** Begin DATA LISTING **
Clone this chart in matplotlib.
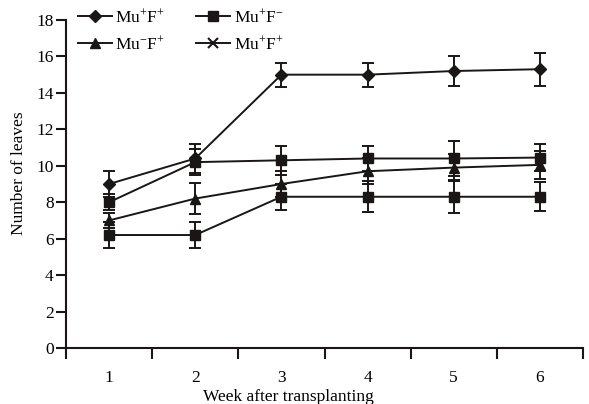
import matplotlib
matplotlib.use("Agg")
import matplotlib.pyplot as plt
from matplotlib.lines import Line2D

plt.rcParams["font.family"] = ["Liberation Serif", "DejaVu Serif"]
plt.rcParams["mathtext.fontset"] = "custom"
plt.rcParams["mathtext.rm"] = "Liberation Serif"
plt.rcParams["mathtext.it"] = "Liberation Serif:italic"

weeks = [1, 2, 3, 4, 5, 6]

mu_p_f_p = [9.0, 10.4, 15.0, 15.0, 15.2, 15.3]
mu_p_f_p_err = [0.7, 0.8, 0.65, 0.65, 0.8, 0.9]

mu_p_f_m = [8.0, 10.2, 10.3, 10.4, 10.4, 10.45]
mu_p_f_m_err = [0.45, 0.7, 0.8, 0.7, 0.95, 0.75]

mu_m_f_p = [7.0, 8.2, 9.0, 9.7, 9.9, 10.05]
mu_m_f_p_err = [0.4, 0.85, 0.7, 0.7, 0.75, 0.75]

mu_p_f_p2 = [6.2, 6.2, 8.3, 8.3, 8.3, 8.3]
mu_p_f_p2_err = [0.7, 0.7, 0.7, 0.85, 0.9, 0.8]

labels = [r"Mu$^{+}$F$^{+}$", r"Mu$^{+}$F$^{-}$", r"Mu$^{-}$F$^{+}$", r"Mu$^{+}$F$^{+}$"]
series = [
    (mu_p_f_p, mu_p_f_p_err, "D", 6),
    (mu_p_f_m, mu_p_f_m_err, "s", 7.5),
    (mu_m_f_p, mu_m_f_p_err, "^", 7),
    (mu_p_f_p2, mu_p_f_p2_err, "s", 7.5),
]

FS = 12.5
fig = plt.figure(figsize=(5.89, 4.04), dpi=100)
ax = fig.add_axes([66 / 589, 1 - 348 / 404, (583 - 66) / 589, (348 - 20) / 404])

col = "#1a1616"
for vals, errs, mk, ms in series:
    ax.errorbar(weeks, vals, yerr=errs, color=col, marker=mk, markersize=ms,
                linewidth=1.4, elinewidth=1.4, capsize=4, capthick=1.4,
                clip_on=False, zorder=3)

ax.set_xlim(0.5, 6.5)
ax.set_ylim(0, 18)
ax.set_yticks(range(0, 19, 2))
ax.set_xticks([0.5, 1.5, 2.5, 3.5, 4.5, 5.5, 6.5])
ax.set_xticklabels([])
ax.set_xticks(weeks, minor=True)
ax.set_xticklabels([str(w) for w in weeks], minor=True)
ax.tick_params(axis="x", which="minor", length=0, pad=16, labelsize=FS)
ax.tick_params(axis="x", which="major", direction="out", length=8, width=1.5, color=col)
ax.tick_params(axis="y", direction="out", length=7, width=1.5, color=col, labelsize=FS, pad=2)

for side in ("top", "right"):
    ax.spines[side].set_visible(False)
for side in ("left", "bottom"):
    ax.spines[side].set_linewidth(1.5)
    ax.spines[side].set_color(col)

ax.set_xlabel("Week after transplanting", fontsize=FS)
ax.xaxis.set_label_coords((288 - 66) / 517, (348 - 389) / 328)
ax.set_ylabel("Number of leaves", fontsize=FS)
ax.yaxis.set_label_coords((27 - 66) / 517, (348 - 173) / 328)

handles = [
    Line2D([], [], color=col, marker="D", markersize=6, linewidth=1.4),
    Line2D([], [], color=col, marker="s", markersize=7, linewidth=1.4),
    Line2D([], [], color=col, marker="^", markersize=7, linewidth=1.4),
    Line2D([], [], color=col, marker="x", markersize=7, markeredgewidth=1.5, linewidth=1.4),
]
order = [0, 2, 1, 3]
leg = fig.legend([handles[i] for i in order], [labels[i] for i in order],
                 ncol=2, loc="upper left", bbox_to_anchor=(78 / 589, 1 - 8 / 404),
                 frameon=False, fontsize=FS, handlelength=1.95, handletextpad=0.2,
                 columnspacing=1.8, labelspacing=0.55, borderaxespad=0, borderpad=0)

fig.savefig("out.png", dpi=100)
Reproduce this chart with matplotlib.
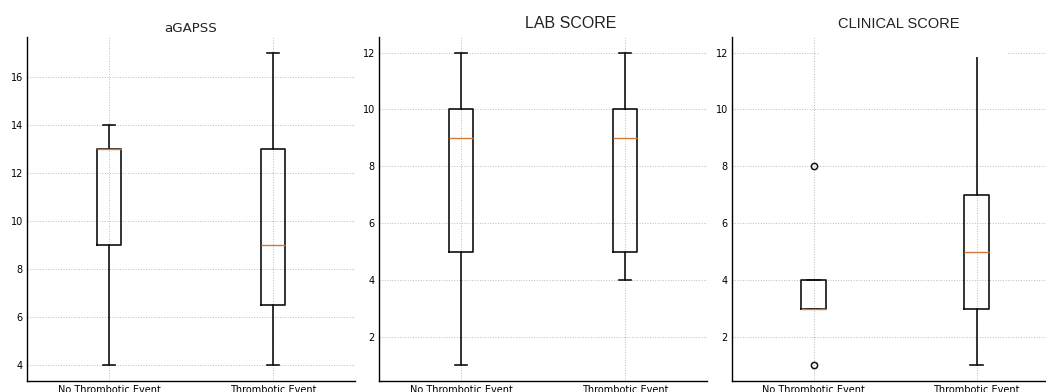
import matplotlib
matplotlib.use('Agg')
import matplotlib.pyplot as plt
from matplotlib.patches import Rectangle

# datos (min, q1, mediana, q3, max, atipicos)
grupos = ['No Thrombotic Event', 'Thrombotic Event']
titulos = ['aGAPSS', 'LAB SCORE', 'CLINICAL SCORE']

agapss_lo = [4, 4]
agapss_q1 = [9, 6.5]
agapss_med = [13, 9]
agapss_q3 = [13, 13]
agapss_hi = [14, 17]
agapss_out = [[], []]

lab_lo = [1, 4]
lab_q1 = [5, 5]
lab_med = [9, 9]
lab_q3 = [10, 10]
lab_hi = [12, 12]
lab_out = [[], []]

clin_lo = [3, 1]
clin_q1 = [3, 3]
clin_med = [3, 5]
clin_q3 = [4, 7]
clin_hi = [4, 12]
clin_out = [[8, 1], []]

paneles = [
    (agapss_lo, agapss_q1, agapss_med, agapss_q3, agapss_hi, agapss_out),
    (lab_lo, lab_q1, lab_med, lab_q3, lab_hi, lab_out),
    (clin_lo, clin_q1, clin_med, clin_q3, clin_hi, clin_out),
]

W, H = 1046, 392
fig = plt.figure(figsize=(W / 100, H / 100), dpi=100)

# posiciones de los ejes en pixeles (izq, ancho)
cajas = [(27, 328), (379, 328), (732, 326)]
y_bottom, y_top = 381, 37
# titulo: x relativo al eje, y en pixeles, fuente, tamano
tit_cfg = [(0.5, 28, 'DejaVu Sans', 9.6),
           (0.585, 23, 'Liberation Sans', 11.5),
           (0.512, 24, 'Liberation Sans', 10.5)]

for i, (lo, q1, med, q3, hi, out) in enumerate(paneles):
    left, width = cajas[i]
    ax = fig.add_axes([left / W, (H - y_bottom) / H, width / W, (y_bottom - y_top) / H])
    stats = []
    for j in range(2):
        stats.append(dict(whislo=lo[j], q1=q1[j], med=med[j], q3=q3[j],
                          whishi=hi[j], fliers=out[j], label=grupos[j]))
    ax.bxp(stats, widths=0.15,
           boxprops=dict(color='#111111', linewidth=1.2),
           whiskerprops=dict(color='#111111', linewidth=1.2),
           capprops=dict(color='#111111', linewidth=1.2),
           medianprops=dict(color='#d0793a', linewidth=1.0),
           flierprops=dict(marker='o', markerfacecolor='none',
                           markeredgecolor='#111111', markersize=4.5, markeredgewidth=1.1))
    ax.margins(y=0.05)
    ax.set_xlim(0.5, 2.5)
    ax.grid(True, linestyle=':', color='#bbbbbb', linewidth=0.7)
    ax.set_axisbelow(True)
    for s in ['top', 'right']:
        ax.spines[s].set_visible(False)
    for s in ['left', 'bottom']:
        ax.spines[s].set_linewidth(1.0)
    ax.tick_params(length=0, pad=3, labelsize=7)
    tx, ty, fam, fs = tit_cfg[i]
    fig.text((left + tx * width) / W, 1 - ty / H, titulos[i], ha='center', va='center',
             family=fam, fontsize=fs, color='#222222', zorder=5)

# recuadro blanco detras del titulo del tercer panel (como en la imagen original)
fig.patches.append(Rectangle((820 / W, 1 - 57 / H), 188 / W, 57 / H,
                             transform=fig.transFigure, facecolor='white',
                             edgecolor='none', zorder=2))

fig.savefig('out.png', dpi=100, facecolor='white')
** End DATA LISTING **
-- THE REQUEST --
Give again, exactly as written above, every line from the one holding "Reproduce this chart with matplotlib." to the one holding "titulos = ['aGAPSS', 'LAB", with both ends kept and the pictures left out.

-- EXERCISE SOLUTION --
Reproduce this chart with matplotlib.
import matplotlib
matplotlib.use('Agg')
import matplotlib.pyplot as plt
from matplotlib.patches import Rectangle

# datos (min, q1, mediana, q3, max, atipicos)
grupos = ['No Thrombotic Event', 'Thrombotic Event']
titulos = ['aGAPSS', 'LAB SCORE', 'CLINICAL SCORE']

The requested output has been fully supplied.